ZFS Resilver quirks and how it lies

One of my ZFS-based storage appliance was running low on disk space, and since I made it a three way stripe of mirrored disks, I could take the 6 500GB drives and replace them with 1.5TB drives each in place, with the result a major increase in capacity. Nifty ZFS software RAID feature versus typical hardware RAID setups. Its all good in theory, but resilvering (rebuilding an array pair) after replacing a drive takes quite some time. Even with only about 400GB to rebuild per drive, one sees the resilvering process cover 90% of the rebuild in 12 hours or so, but that last 10% takes another 10-12 hours. I think this has a lot to do with how snapshots or small files hurt ZFS performance, especially when you are close to a full disk. But its all just as guest as to why its slow on the tail end.
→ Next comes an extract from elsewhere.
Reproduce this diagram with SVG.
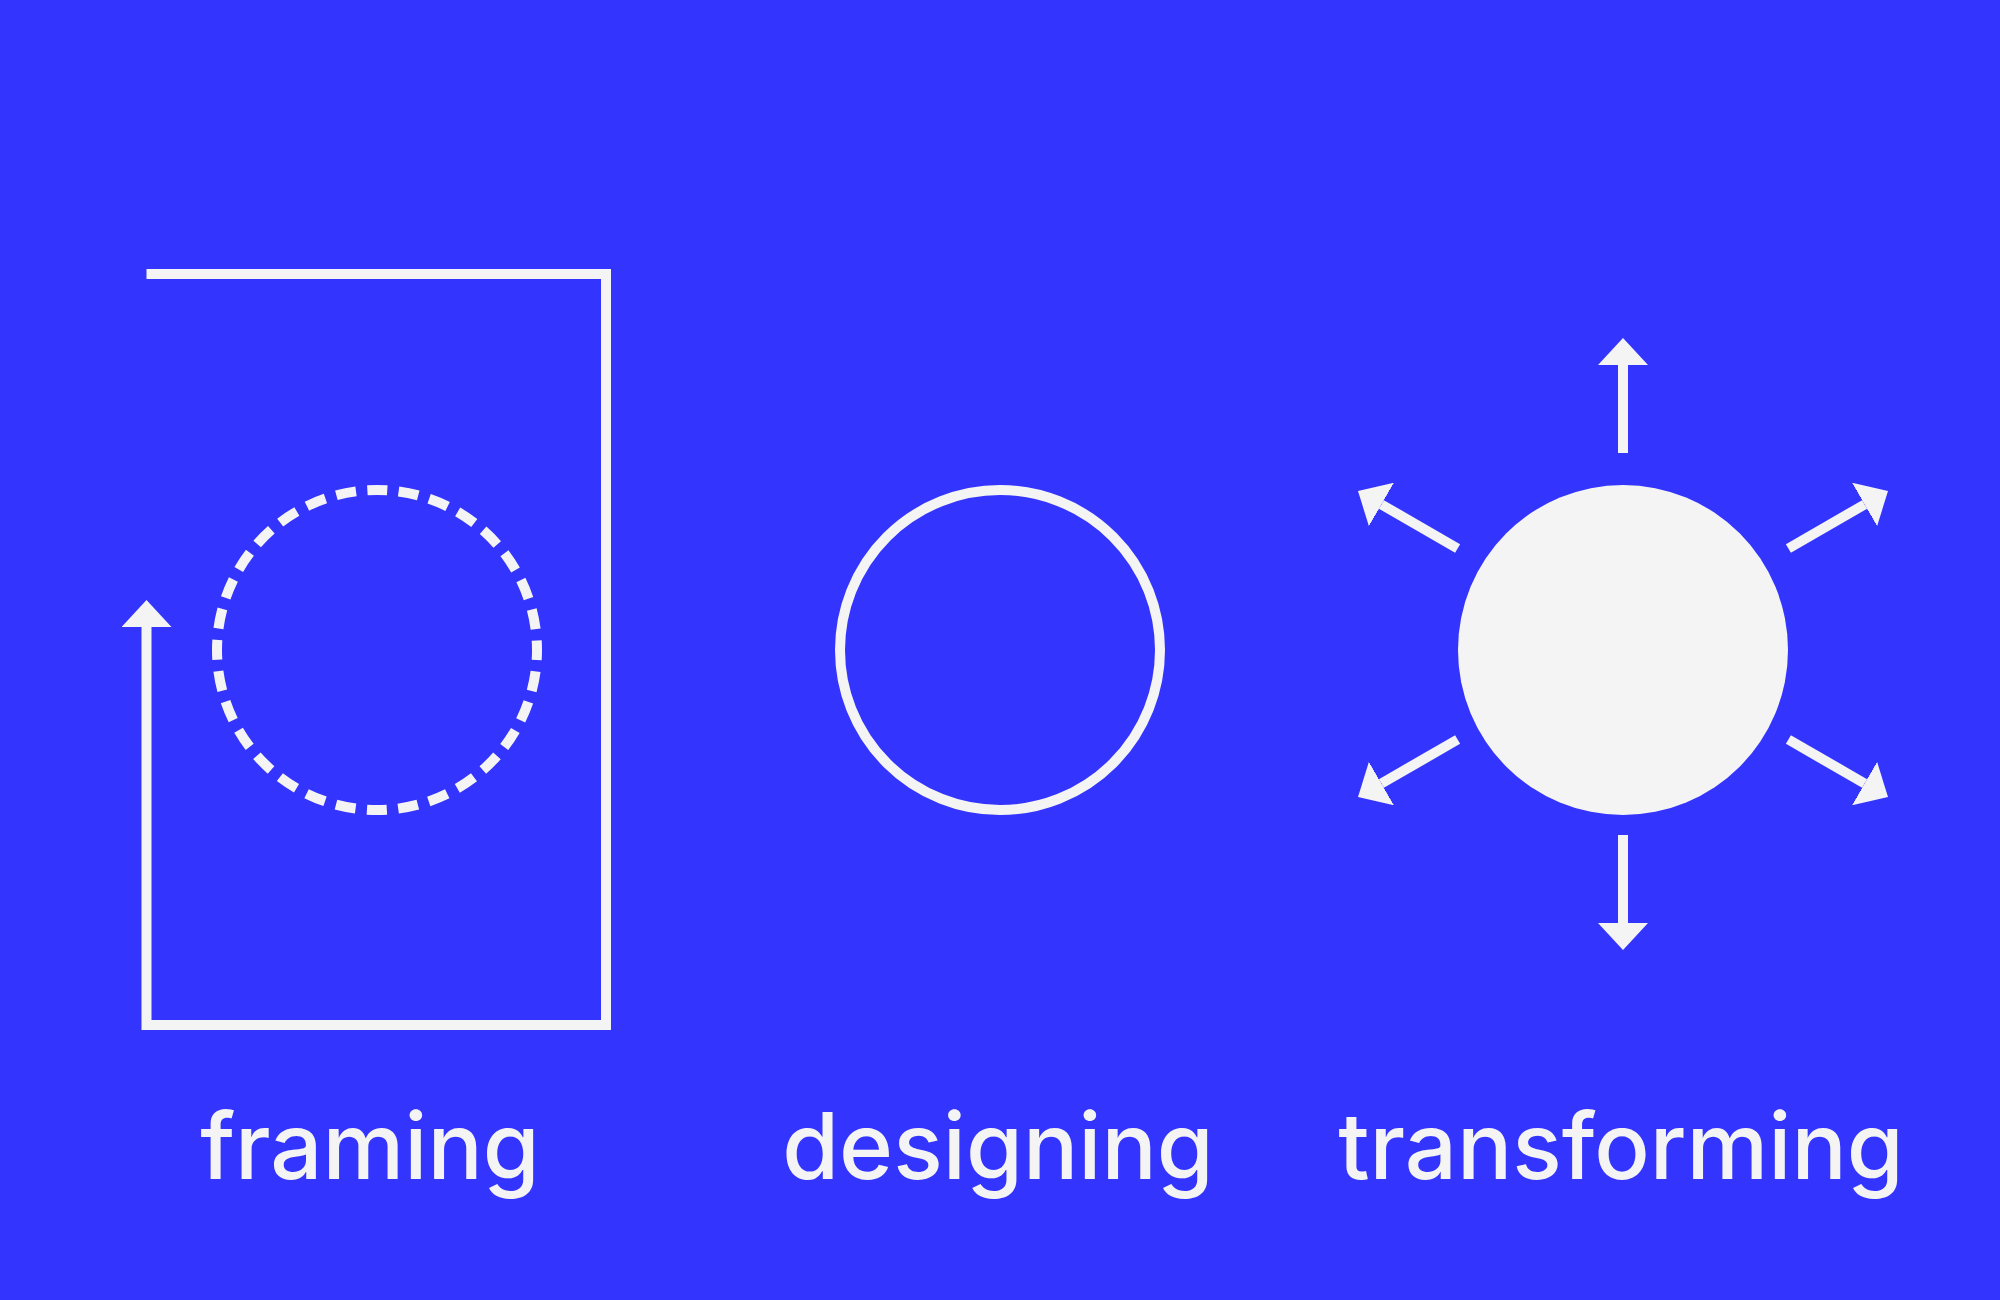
<svg xmlns="http://www.w3.org/2000/svg" width="2000" height="1300" viewBox="0 0 2000 1300">
  <style>
    .ln { fill: none; stroke: #F4F4F4; stroke-width: 10; stroke-linejoin: miter; stroke-linecap: butt; }
    .lbl { font-family: Inter, "Liberation Sans", sans-serif; font-size: 92px; font-weight: 500; fill: #F4F4F4; text-anchor: middle; }
  </style>
  <defs>
    <marker id="ah" markerUnits="userSpaceOnUse" markerWidth="27" markerHeight="50" refX="0" refY="25" orient="auto" viewBox="0 0 27 50">
      <path d="M0,0 L27,25 L0,50 Z" fill="#F4F4F4"/>
    </marker>
  </defs>
  <rect x="0" y="0" width="2000" height="1300" fill="#3434FF"/>

  <g id="framing">
    <circle cx="377" cy="650" r="160" class="ln" stroke-dasharray="20 11.416" stroke-dashoffset="10"/>
  </g>
  <g id="designing">
    <circle cx="1000" cy="650" r="160" class="ln"/>
  </g>
  <g id="transforming">
    <circle cx="1623" cy="650" r="165" fill="#F4F4F4"/>
  </g>

  <g id="connectors">
    <path class="ln" d="M146.5,274 H606 V1025 H146.5 V627" marker-end="url(#ah)"/>
    <line class="ln" x1="1623" y1="453" x2="1623" y2="365" marker-end="url(#ah)"/>
    <line class="ln" x1="1623" y1="835" x2="1623" y2="923" marker-end="url(#ah)"/>
    <line class="ln" x1="1788.4" y1="548.5" x2="1864.6" y2="504.5" marker-end="url(#ah)"/>
    <line class="ln" x1="1457.6" y1="548.5" x2="1381.4" y2="504.5" marker-end="url(#ah)"/>
    <line class="ln" x1="1788.4" y1="739.5" x2="1864.6" y2="783.5" marker-end="url(#ah)"/>
    <line class="ln" x1="1457.6" y1="739.5" x2="1381.4" y2="783.5" marker-end="url(#ah)"/>
  </g>

  <g id="labels">
    <text class="lbl" x="370" y="1179">framing</text>
    <text class="lbl" x="998" y="1179">designing</text>
    <text class="lbl" x="1621" y="1179">transforming</text>
  </g>
</svg>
The resilver went as planned, replacing one drive after another serially, but taking care to only do one drive of a pair at a time. Near the end, I started to get greedy. With 98% done on one resilver, I detached a drive in another mirrored pair on the same volume, planning on at least placing the new drive into the chassis so I could start the final drive resilver remotely. To my surprise, the resilver restarted from scratch, so I had another 24 hours of delay to go. So, any ZFS drive removals will reset in progress scrubs/resilvers!

I then decided just to go ahead with the second resilver. This is where it got really strange. The two mirrored pairs started to resilver, and the speed was seemingly faster. After 12 hours, both pairs had about 400GB resilvered and the status of the volume indicated it was 100% done and was finishing. Hours later, it was still at 100%, but the resilver counter per drive kept climbing. Finally, after the more typical 24 hours or so, it noted it was completed.

  pool: data
state: ONLINE
scrub: resilver completed after 26h39m with 0 errors on Tue Nov 24 22:33:46 2009

data ONLINE 0 0 0
mirror ONLINE 0 0 0
c2t1d0 ONLINE 0 0 0
c2t0d0 ONLINE 0 0 0
mirror ONLINE 0 0 0
c2t3d0 ONLINE 0 0 0
c2t2d0 ONLINE 0 0 0 783G resilvered
mirror ONLINE 0 0 0
c2t5d0 ONLINE 0 0 0
c2t4d0 ONLINE 0 0 0 781G resilvered

Yes, it looks like at least with this B104+ kernel in NexentaStor, the resilver counters lie. When you have two ongoing resilvers, each counter is nominally the total data resilvered across the whole pool. You'll thus need to wait for double the expected data amount before it completes. Thus, its very important to not reset the system until 100% turns into a "resilver completed..." statement in the status report.